Exercise description →
Leaving out the pictures, retype the lines from the beginning of the listing through the line containing "import seaborn as sns".

******

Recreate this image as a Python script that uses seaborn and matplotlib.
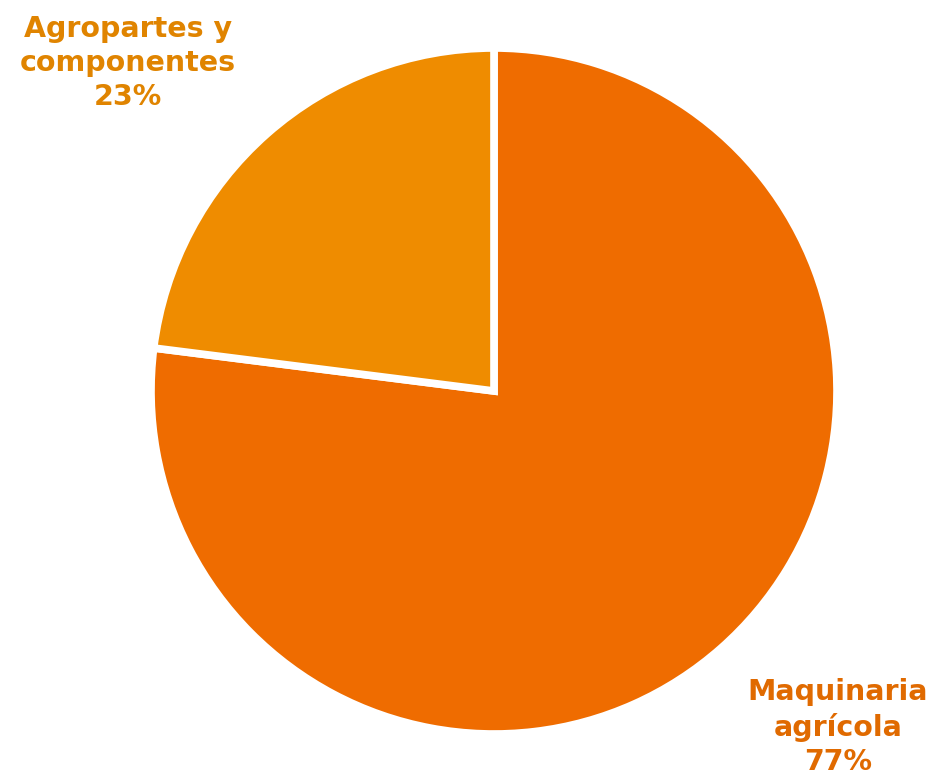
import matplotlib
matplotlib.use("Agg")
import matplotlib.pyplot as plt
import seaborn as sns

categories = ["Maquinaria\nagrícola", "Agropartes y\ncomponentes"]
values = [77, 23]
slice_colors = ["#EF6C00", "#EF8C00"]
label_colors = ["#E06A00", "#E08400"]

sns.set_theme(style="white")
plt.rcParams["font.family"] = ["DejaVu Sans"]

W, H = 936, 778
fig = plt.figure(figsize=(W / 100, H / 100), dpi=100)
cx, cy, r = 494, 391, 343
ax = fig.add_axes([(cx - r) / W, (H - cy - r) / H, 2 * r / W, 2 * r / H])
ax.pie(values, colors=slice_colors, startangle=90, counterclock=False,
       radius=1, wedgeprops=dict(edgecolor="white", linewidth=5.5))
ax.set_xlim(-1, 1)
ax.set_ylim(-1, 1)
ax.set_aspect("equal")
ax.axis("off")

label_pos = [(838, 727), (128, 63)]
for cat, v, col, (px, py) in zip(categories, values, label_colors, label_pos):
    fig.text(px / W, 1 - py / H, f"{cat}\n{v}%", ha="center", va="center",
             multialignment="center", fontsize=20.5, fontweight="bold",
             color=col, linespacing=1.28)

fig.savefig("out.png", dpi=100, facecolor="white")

******

Complete response →
Recreate this image as a Python script that uses seaborn and matplotlib.
import matplotlib
matplotlib.use("Agg")
import matplotlib.pyplot as plt
import seaborn as sns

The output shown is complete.